_Given problem_.
Your task is to repeat only the lines from the one with "Write a Python" through the one with "from matplotlib.ticker import", exactly as they stand, both ends included.

_Data for this task_.
------------------------------------
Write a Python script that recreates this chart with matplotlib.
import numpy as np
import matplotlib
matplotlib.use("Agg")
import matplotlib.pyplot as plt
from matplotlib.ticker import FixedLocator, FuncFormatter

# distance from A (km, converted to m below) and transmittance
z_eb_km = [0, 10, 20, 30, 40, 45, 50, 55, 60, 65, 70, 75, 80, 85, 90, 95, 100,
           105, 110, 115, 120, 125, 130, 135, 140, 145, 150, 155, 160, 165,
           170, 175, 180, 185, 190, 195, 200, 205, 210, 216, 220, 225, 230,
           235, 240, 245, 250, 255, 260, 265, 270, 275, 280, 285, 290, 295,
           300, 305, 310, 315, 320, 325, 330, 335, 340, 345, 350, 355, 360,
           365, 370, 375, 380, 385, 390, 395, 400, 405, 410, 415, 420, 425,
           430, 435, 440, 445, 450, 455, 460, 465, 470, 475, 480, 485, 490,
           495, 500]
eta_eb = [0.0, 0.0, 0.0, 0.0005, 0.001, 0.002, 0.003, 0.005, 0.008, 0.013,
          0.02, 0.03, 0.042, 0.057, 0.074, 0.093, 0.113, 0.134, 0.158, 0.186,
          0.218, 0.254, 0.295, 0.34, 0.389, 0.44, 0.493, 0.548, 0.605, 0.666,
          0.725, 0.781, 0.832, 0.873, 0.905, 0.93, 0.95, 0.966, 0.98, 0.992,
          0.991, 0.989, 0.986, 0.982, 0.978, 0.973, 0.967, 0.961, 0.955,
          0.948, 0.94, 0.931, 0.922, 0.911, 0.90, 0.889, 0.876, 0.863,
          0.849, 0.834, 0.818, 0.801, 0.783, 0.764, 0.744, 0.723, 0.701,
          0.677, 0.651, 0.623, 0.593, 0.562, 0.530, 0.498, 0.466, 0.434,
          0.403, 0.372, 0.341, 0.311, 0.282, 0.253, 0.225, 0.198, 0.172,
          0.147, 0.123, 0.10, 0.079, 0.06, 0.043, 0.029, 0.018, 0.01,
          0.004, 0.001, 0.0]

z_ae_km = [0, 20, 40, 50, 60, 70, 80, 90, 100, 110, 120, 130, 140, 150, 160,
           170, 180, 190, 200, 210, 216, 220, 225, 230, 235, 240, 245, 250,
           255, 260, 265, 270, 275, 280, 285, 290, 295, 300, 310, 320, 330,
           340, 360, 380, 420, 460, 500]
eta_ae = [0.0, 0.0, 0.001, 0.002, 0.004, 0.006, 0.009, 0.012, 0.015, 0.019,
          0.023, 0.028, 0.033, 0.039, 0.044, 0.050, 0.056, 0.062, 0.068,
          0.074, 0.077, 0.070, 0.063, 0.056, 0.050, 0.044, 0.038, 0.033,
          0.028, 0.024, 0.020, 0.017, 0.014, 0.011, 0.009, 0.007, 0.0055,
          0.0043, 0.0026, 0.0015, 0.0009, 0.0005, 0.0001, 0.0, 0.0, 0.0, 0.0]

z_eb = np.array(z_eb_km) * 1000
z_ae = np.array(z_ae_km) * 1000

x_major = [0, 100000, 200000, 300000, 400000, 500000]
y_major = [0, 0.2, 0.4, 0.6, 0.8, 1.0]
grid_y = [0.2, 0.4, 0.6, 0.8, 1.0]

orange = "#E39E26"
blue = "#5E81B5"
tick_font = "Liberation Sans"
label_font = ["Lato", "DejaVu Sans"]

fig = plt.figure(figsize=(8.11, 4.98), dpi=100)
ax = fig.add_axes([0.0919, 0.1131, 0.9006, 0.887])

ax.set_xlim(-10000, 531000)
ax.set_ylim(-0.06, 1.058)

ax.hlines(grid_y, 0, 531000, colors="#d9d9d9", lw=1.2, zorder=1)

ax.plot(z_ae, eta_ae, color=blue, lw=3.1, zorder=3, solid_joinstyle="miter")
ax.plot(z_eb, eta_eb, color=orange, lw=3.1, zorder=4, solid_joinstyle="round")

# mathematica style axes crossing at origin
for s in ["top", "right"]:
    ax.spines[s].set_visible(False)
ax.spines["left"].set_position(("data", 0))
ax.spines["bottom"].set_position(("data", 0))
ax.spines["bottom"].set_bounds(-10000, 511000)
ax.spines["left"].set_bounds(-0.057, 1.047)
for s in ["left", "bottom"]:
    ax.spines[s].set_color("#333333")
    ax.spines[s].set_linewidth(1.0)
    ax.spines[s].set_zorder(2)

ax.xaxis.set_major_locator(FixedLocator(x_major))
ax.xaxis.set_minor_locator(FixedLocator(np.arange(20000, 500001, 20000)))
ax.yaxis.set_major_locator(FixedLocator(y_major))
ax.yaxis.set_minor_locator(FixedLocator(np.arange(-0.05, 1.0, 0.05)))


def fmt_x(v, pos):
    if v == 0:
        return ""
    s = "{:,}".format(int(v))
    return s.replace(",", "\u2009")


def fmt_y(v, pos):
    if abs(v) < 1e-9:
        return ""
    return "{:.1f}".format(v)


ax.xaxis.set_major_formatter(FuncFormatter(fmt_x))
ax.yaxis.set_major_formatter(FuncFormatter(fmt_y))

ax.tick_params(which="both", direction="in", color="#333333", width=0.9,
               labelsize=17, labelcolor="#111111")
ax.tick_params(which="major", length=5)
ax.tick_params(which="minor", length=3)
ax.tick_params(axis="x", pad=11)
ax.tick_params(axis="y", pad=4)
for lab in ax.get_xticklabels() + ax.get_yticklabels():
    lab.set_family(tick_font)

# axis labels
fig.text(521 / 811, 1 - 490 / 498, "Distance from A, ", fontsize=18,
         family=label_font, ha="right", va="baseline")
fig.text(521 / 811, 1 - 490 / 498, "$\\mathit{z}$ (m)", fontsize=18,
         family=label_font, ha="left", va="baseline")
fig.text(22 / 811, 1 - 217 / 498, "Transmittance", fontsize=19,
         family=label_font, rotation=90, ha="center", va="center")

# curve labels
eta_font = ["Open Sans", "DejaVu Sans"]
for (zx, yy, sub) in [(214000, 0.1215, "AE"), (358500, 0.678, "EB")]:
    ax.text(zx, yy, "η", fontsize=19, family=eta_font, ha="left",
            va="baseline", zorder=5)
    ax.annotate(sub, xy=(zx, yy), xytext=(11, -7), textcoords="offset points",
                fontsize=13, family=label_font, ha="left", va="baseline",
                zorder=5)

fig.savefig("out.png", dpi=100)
------------------------------------
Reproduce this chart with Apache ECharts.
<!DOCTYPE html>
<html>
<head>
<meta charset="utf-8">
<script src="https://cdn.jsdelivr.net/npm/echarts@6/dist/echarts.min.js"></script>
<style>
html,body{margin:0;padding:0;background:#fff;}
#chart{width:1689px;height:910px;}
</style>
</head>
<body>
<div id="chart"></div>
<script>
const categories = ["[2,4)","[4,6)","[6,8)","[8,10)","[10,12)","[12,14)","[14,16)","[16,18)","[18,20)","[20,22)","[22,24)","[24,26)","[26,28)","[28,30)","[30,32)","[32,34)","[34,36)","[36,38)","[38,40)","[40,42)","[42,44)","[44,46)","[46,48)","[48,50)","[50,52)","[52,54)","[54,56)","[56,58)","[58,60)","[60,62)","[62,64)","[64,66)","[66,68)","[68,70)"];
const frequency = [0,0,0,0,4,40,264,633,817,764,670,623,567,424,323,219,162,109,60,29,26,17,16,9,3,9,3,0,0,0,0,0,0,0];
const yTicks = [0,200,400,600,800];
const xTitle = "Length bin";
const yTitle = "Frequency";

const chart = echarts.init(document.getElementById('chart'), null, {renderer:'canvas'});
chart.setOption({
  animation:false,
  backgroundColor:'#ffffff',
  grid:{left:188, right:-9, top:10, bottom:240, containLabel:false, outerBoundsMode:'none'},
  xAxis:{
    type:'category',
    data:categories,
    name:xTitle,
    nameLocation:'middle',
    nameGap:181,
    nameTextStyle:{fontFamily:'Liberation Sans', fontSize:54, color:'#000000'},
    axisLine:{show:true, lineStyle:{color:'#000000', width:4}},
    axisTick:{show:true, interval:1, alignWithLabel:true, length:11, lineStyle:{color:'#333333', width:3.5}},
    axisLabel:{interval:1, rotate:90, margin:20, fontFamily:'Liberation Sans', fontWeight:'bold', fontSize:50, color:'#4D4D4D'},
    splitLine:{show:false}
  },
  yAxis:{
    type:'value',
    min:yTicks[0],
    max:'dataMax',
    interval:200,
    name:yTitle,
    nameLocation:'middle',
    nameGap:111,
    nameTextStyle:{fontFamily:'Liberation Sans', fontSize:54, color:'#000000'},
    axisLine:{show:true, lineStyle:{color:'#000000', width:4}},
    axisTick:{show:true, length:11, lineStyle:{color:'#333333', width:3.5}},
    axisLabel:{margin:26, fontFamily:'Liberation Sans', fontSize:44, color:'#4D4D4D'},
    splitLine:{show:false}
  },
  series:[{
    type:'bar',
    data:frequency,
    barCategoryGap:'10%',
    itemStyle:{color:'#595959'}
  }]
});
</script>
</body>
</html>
------------------------------------
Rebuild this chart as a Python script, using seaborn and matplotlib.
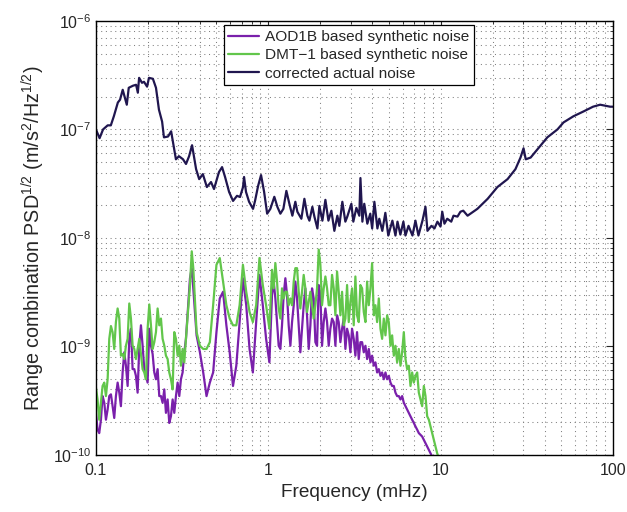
------------------------------------
_Solution to this problem_.
Write a Python script that recreates this chart with matplotlib.
import numpy as np
import matplotlib
matplotlib.use("Agg")
import matplotlib.pyplot as plt
from matplotlib.ticker import FixedLocator, FuncFormatter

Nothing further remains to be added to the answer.